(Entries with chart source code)

= = = = =

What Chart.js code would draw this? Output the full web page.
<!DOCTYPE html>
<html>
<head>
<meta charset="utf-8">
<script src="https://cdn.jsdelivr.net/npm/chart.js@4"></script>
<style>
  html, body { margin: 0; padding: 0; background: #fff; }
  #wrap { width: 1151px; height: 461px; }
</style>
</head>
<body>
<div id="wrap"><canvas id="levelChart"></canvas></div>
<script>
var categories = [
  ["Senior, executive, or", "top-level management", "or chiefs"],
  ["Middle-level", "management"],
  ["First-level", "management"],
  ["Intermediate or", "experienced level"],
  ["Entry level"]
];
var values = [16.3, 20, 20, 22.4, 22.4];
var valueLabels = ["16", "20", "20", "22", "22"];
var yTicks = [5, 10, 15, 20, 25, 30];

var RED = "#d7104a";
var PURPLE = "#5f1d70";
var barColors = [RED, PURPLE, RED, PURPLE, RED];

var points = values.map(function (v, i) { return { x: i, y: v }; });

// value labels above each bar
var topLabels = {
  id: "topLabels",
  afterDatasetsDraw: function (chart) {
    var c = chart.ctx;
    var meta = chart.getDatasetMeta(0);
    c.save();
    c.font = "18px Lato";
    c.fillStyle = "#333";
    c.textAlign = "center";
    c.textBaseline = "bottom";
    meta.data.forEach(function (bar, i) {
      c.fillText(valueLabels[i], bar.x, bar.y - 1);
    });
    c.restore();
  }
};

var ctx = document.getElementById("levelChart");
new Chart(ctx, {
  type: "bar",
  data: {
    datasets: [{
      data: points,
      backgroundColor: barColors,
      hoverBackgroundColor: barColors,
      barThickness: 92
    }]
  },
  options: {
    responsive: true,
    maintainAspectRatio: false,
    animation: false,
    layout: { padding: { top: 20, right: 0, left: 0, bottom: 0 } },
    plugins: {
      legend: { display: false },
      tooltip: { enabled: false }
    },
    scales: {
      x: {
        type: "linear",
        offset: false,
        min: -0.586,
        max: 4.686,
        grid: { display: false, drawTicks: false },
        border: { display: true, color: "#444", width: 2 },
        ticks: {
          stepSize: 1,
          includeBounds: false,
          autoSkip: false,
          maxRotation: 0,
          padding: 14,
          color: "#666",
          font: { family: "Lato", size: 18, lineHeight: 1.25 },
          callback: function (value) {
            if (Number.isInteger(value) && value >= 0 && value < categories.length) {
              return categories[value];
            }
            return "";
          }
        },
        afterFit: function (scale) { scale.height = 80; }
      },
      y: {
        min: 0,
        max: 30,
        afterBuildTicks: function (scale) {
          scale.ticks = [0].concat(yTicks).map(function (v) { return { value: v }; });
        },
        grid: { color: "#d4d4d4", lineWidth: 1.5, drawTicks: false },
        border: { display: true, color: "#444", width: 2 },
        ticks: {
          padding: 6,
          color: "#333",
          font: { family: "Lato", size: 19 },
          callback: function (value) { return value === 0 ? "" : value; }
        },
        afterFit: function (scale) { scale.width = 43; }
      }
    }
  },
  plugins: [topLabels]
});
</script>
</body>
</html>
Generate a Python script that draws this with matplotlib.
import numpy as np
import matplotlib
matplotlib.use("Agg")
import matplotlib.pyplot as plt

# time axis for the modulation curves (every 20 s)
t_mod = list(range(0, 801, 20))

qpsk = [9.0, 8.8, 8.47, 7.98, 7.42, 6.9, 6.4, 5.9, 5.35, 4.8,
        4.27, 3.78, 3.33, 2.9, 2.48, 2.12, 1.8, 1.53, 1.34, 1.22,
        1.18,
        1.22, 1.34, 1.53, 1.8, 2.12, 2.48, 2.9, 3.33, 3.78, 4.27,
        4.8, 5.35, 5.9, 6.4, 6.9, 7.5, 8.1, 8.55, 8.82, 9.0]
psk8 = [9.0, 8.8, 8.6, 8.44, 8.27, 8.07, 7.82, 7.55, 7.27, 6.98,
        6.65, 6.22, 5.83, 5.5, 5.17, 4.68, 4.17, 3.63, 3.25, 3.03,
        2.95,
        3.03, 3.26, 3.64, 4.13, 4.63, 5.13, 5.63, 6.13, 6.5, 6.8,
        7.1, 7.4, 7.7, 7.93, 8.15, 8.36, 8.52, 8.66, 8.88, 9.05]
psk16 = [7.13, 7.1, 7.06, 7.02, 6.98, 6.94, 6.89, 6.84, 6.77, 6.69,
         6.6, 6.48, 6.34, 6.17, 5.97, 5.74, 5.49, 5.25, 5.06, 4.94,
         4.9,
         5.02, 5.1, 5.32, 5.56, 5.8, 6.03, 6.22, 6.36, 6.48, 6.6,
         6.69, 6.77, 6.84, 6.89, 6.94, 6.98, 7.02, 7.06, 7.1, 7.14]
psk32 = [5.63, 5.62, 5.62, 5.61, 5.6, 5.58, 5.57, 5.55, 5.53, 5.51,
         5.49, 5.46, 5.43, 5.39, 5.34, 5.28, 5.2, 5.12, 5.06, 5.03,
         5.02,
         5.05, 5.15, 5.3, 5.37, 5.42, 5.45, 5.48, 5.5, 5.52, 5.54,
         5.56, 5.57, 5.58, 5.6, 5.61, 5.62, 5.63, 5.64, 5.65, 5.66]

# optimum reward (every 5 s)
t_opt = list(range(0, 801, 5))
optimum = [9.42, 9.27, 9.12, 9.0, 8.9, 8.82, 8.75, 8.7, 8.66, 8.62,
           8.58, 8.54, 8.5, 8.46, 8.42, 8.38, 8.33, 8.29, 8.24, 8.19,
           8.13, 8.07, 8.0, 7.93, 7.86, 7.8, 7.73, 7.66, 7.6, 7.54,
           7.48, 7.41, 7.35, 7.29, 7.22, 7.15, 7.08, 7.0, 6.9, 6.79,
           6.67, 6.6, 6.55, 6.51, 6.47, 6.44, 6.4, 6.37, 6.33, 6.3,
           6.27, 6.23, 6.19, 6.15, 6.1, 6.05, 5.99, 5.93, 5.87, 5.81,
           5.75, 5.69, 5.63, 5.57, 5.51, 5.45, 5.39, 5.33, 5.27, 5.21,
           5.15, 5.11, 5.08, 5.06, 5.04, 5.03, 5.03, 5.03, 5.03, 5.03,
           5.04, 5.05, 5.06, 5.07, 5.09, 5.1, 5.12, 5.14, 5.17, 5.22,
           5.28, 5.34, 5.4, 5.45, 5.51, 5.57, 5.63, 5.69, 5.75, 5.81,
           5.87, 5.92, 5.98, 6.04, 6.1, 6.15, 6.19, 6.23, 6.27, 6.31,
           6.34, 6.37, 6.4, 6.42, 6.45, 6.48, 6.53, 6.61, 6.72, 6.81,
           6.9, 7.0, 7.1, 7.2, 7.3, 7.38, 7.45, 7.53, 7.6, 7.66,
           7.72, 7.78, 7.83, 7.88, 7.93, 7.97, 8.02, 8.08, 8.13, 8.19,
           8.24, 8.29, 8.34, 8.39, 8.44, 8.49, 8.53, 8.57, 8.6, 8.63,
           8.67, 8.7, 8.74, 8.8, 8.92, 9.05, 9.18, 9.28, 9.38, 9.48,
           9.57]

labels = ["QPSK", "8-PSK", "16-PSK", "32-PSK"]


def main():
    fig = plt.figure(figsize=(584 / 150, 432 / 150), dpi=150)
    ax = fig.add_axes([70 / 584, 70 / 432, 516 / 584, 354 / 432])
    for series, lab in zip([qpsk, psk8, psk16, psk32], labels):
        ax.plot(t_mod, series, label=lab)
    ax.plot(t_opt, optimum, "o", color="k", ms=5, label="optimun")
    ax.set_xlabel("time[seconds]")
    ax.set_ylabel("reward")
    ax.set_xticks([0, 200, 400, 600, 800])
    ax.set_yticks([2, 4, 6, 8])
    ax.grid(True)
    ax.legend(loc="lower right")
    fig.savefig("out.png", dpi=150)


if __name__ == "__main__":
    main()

= = = = =

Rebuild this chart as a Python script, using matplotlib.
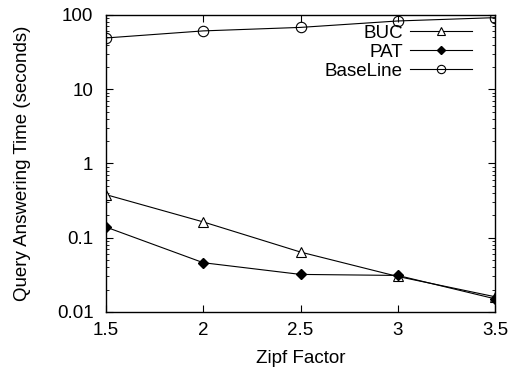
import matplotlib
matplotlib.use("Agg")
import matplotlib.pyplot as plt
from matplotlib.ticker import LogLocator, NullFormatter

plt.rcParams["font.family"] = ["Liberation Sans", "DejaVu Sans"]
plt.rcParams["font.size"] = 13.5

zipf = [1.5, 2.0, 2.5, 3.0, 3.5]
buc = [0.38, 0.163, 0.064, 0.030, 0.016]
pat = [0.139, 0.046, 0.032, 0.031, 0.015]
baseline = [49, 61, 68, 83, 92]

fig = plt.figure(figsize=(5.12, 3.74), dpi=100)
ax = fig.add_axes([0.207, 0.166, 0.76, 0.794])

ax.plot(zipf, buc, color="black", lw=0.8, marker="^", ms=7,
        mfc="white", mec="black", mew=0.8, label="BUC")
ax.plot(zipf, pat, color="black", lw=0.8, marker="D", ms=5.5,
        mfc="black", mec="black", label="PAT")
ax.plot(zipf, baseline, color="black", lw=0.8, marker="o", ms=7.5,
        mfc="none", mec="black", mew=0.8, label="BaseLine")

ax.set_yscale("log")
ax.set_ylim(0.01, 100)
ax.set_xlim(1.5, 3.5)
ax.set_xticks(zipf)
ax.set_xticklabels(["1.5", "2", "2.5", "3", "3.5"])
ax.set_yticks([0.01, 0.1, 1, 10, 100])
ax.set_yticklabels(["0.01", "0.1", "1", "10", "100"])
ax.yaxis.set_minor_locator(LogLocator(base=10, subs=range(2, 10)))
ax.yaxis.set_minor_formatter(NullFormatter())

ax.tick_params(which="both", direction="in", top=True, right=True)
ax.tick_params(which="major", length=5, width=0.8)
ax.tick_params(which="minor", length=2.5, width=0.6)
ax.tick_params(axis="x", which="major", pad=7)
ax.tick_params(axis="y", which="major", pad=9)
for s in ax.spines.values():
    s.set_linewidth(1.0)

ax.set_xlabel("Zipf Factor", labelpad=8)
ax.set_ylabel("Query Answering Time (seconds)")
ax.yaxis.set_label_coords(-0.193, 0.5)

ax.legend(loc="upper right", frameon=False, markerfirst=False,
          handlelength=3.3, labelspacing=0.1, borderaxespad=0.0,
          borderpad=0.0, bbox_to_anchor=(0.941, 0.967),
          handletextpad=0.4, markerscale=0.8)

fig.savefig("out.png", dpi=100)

= = = = =

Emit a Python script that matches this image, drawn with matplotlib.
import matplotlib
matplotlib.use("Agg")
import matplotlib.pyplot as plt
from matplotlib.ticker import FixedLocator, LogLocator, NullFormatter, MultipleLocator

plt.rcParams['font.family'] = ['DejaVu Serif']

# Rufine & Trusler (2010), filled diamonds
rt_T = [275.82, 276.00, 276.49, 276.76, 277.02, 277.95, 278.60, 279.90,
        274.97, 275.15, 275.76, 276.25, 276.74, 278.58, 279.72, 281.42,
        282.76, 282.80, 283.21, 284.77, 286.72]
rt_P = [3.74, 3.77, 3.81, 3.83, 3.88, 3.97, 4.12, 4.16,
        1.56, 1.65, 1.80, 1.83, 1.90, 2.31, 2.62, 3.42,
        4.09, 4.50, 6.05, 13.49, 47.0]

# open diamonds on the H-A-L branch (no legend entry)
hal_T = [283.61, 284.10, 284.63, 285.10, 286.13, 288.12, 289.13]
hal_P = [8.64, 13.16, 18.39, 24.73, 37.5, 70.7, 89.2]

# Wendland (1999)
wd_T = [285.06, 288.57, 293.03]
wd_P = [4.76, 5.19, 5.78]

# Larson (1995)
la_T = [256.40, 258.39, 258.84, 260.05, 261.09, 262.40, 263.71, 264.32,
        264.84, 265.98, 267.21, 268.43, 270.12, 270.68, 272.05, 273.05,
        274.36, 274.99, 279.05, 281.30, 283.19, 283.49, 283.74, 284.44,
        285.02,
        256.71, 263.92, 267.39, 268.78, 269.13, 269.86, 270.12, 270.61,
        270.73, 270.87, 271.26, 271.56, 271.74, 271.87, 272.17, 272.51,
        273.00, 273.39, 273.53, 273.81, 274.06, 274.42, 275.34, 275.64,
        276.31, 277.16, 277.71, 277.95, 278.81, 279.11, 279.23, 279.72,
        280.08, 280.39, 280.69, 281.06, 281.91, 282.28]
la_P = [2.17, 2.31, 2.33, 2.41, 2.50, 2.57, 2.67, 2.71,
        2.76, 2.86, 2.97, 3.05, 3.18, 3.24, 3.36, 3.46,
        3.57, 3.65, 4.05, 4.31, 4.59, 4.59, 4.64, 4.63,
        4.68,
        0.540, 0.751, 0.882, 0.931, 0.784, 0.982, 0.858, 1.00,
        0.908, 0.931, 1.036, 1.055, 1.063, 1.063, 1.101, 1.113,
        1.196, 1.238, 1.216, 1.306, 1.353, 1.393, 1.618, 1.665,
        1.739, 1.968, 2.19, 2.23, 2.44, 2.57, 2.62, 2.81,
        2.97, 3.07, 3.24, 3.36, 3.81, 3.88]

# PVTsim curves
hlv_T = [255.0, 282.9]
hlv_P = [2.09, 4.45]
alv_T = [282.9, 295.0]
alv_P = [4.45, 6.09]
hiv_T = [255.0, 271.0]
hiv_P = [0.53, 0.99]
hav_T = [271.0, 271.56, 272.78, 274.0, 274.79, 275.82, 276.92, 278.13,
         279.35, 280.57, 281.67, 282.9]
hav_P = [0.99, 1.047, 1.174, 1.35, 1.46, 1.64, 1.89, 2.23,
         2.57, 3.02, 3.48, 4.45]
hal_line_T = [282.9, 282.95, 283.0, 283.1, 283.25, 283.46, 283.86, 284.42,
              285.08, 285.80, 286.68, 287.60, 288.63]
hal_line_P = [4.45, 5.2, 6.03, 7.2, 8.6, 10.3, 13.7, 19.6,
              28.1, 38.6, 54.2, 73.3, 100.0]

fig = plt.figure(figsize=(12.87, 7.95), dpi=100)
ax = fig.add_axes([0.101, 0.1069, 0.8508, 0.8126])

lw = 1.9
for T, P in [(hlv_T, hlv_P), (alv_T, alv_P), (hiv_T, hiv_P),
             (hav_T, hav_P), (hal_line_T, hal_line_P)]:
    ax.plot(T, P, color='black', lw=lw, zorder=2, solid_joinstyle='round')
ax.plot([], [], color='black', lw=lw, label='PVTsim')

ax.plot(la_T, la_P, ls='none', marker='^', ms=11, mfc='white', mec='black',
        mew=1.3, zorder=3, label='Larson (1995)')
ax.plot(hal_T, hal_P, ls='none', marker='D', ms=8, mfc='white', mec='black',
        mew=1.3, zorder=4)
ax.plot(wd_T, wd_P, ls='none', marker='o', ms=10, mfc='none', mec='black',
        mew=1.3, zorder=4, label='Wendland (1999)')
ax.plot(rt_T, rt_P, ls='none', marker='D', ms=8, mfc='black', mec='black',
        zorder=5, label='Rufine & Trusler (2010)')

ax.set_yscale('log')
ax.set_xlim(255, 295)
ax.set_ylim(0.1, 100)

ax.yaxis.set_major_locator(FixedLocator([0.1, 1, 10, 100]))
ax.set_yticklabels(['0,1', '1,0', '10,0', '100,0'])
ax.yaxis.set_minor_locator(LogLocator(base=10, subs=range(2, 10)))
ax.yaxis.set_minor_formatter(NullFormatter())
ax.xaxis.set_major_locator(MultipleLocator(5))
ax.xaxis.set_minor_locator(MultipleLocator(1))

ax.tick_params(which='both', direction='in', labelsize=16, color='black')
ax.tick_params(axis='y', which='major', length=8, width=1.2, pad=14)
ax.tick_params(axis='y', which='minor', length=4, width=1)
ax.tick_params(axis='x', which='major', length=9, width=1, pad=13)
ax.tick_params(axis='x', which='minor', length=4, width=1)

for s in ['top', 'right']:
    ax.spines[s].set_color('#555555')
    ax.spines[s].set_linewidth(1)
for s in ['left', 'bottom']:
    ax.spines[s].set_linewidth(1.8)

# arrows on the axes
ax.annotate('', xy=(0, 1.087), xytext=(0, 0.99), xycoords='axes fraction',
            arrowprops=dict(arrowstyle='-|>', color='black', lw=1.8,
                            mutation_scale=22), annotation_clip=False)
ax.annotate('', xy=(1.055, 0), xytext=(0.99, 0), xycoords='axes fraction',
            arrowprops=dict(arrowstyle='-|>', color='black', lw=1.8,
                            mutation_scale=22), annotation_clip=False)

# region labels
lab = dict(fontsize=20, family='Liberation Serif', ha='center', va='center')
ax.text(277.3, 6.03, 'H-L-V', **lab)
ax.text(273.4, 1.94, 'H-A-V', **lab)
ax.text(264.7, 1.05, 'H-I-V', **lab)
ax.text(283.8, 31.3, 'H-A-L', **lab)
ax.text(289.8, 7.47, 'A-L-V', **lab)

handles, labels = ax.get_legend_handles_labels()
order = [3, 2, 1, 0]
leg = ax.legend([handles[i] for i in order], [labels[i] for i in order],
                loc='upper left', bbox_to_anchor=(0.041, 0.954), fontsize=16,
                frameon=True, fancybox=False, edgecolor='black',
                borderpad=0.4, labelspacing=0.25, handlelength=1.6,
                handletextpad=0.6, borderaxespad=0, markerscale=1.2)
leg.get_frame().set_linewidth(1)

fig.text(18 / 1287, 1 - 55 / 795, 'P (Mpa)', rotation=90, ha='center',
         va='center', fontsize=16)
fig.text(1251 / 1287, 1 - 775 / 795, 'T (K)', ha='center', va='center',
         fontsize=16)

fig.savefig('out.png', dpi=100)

= = = = =

◆ What needs to be done:
Give again only the lines that run from the line with "Generate a Python" to the line with "t_mod = list(range(0, 801, 20))". Include both of those lines exactly as written.

◆ Completed exercise:
Generate a Python script that draws this with matplotlib.
import numpy as np
import matplotlib
matplotlib.use("Agg")
import matplotlib.pyplot as plt

# time axis for the modulation curves (every 20 s)
t_mod = list(range(0, 801, 20))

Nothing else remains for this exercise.